BEGIN

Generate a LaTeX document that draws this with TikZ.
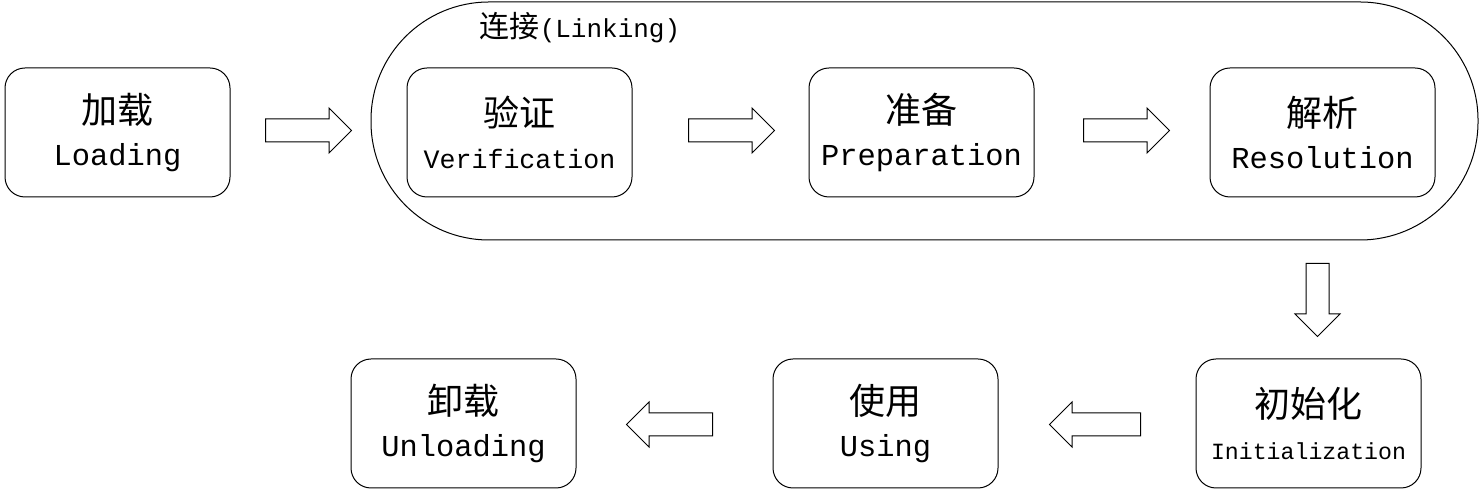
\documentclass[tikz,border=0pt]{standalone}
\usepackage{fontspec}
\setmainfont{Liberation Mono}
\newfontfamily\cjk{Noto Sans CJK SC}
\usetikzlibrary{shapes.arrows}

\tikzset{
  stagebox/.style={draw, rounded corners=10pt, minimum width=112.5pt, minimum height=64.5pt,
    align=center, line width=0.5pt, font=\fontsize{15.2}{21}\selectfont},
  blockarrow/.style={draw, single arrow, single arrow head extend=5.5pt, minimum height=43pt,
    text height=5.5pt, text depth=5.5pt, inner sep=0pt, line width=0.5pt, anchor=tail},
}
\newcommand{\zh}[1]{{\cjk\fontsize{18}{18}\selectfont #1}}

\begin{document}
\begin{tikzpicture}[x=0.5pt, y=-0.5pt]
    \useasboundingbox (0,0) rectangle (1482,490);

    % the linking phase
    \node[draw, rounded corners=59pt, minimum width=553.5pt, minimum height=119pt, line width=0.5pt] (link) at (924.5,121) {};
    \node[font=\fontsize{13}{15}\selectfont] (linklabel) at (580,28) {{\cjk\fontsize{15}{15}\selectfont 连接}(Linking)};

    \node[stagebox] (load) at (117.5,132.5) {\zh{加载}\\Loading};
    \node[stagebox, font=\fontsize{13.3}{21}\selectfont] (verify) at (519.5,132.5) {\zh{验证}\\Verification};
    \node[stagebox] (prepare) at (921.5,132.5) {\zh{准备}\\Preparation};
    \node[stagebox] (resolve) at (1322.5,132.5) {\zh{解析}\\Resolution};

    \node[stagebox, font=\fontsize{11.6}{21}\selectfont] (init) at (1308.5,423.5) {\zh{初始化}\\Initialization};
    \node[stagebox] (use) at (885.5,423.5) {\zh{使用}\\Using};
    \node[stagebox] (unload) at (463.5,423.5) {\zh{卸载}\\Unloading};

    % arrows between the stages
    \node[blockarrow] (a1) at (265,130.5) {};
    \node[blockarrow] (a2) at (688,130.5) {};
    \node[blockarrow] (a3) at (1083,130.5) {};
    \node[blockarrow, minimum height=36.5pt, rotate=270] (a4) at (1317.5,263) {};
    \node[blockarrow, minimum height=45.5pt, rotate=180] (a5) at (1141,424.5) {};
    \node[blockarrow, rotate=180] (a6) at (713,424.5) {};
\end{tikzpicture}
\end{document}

END

# PROBLEM STATEMENT
Quote the material in full and exactly; do not carry over its pictures.

# COMPLETED TASK
Generate a LaTeX document that draws this with TikZ.
\documentclass[tikz,border=0pt]{standalone}
\usepackage{fontspec}
\setmainfont{Liberation Mono}
\newfontfamily\cjk{Noto Sans CJK SC}
\usetikzlibrary{shapes.arrows}

\tikzset{
  stagebox/.style={draw, rounded corners=10pt, minimum width=112.5pt, minimum height=64.5pt,
    align=center, line width=0.5pt, font=\fontsize{15.2}{21}\selectfont},
  blockarrow/.style={draw, single arrow, single arrow head extend=5.5pt, minimum height=43pt,
    text height=5.5pt, text depth=5.5pt, inner sep=0pt, line width=0.5pt, anchor=tail},
}
\newcommand{\zh}[1]{{\cjk\fontsize{18}{18}\selectfont #1}}

\begin{document}
\begin{tikzpicture}[x=0.5pt, y=-0.5pt]
    \useasboundingbox (0,0) rectangle (1482,490);

    % the linking phase
    \node[draw, rounded corners=59pt, minimum width=553.5pt, minimum height=119pt, line width=0.5pt] (link) at (924.5,121) {};
    \node[font=\fontsize{13}{15}\selectfont] (linklabel) at (580,28) {{\cjk\fontsize{15}{15}\selectfont 连接}(Linking)};

    \node[stagebox] (load) at (117.5,132.5) {\zh{加载}\\Loading};
    \node[stagebox, font=\fontsize{13.3}{21}\selectfont] (verify) at (519.5,132.5) {\zh{验证}\\Verification};
    \node[stagebox] (prepare) at (921.5,132.5) {\zh{准备}\\Preparation};
    \node[stagebox] (resolve) at (1322.5,132.5) {\zh{解析}\\Resolution};

    \node[stagebox, font=\fontsize{11.6}{21}\selectfont] (init) at (1308.5,423.5) {\zh{初始化}\\Initialization};
    \node[stagebox] (use) at (885.5,423.5) {\zh{使用}\\Using};
    \node[stagebox] (unload) at (463.5,423.5) {\zh{卸载}\\Unloading};

    % arrows between the stages
    \node[blockarrow] (a1) at (265,130.5) {};
    \node[blockarrow] (a2) at (688,130.5) {};
    \node[blockarrow] (a3) at (1083,130.5) {};
    \node[blockarrow, minimum height=36.5pt, rotate=270] (a4) at (1317.5,263) {};
    \node[blockarrow, minimum height=45.5pt, rotate=180] (a5) at (1141,424.5) {};
    \node[blockarrow, rotate=180] (a6) at (713,424.5) {};
\end{tikzpicture}
\end{document}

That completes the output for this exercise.